A mechanical, maniacal, and brooding beast…
Review by Jason Guest
Release date: 11 November 2014
Paris, France’s industrial black metallers N.K.V.D. take their name and inspiration for their material from very interesting and controversial sources. Named after the Stalin-era secret police organisation of the Soviet Union, the band’s music is as cold, harsh and haunting as their namesake. Three years after his first full length, Vlast, mainman L.F. has returned with Hakmarrja, a mechanical, maniacal, and brooding beast.

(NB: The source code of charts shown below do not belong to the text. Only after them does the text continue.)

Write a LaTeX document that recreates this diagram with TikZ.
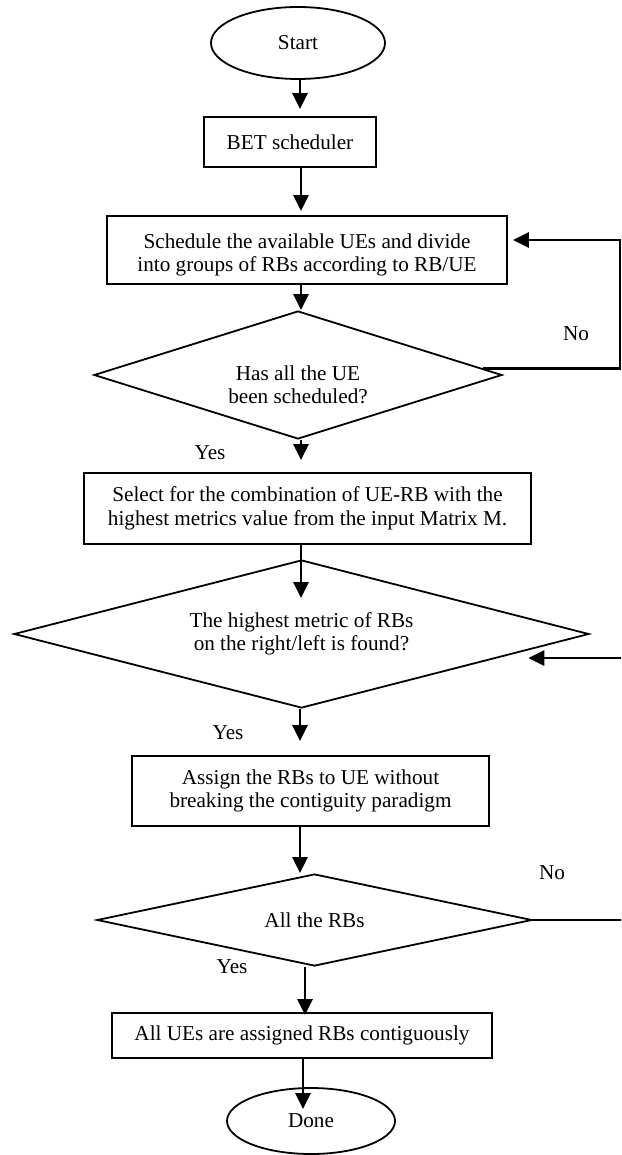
\documentclass[tikz,border=0pt]{standalone}
\usepackage{fontspec}
\setmainfont{Liberation Serif}
\usetikzlibrary{shapes.geometric,arrows.meta}
\begin{document}
\begin{tikzpicture}[x=1pt,y=-1pt,
  base/.style={font=\fontsize{21.2}{23.5}\selectfont, align=center, inner sep=0pt, line width=1.8pt},
  procbox/.style={base, draw, rectangle},
  term/.style={base, draw, ellipse},
  decision/.style={base, draw, diamond},
  lbl/.style={font=\fontsize{21.2}{23.5}\selectfont, align=center, inner sep=0pt},
  arr/.style={line width=2.8pt, -{Triangle[length=16pt,width=15pt]}}]
\useasboundingbox (0,0) rectangle (621,1155);
\fill[white] (0,0) rectangle (621,1155);
\clip (0,0) rectangle (621,1155);

\node[term, minimum width=174pt, minimum height=72pt] (start) at (298,43) {Start};
\node[procbox, minimum width=172pt, minimum height=50pt] (bet) at (290,142) {BET scheduler};
\node[procbox, minimum width=400pt, minimum height=68pt] (sched) at (307,250) {};
\node[lbl] (schedt) at (307,255)
  {Schedule the available UEs and divide\\into groups of RBs according to RB/UE};
\node[decision, shape aspect=3.2, minimum width=408pt, minimum height=128pt] (d1) at (298,375) {};
\node[lbl] (d1t) at (298,385) {Has all the UE\\been scheduled?};
\node[procbox, minimum width=447pt, minimum height=71pt] (sel) at (307.5,508.5)
  {Select for the combination of UE-RB with the\\highest metrics value from the input Matrix M.};
\node[decision, shape aspect=3.9, minimum width=575pt, minimum height=148pt] (d2) at (301.5,634)
  {The highest metric of RBs\\on the right/left is found?};
\node[procbox, minimum width=357pt, minimum height=70pt] (asg) at (310.5,791)
  {Assign the RBs to UE without\\breaking the contiguity paradigm};
\node[decision, shape aspect=4.7, minimum width=435pt, minimum height=92pt] (d3) at (314.5,920)
  {All the RBs};
\node[procbox, minimum width=380pt, minimum height=45pt] (all) at (302,1035.5)
  {All UEs are assigned RBs contiguously};
\node[term, minimum width=168pt, minimum height=66pt] (done) at (311,1121) {Done};

\node[lbl] (no1) at (576,334) {No};
\node[lbl] (no2) at (552,873) {No};
\node[lbl] (yes1) at (210,453) {Yes};
\node[lbl] (yes2) at (228,733) {Yes};
\node[lbl] (yes3) at (232,967) {Yes};

\coordinate (x300) at (300,0);
\coordinate (x301) at (301,0);
\coordinate (x303) at (303,0);
\coordinate (x305) at (305,0);
\coordinate (r1) at (620,300);
\coordinate (r2) at (626,800);

\draw[arr, shorten >=7pt] (start.south -| x300) -- (bet.north -| x300);
\draw[arr, shorten >=4pt] (bet.south -| x301) -- (sched.north -| x301);
\draw[arr] (sched.south -| x301) -- (d1.north -| x301);
\draw[arr, shorten >=12pt] (d1.south -| x301) -- (sel.north -| x301);
\draw[arr, shorten >=-39pt] (sel.south -| x301) -- (d2.north -| x301);
\draw[arr, shorten >=14pt] (d2.south -| x300) -- (asg.north -| x300);
\draw[arr] (asg.south -| x300) -- (d3.north -| x300);
\draw[arr, shorten >=-3pt] (d3.south -| x305) -- (all.north -| x305);
\draw[arr, shorten >=-22pt] (all.south -| x303) -- (done.north -| x303);

\draw[arr, shorten >=5pt] (d1.2) -| (r1) |- ([yshift=10pt]sched.east);
\draw[arr, shorten >=31pt] (d3.east) -| (r2) |- (d2.353);
\end{tikzpicture}
\end{document}
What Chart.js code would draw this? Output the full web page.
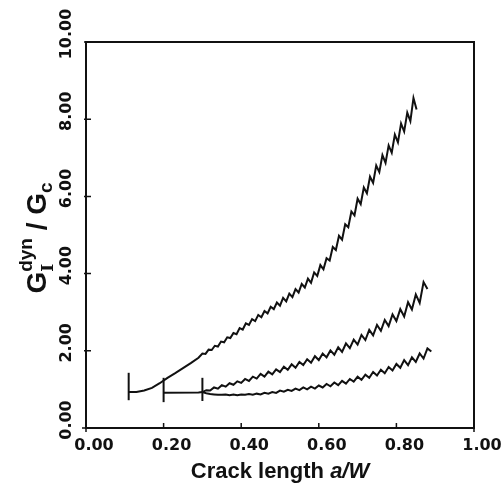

From the echoed haunt of ‘Exordium’, its sounds emanating from the tortured memories of wartime prison camps, through to the death knells and spiritual void of ‘Excipit’, this is a heavily concentrated piece of work. The solitary guitar drone that opens the title track is a signal, a dark alarm, a warning of what is to follow. Dragging a mass of mutilated corpses, the track heaves, the stench of its black breath filling the air for ‘Wolfschanze’s nefarious meditations. Chronologically, with Hakmarrja, the point where one track leaves us is where the next picks up, the filth, the corruption, the carrion left in its wake becomes the fuel of the next track, the rising plumes of leaden smoke choking the breathless skies. While all the tracks bear a horror of their own, ‘Battallion Vostok’ is particularly disturbing, its rhythmic relentlessness as of the armies of darkness marching their way across the landscape, ruthlessly destroying those that dare impede their progress.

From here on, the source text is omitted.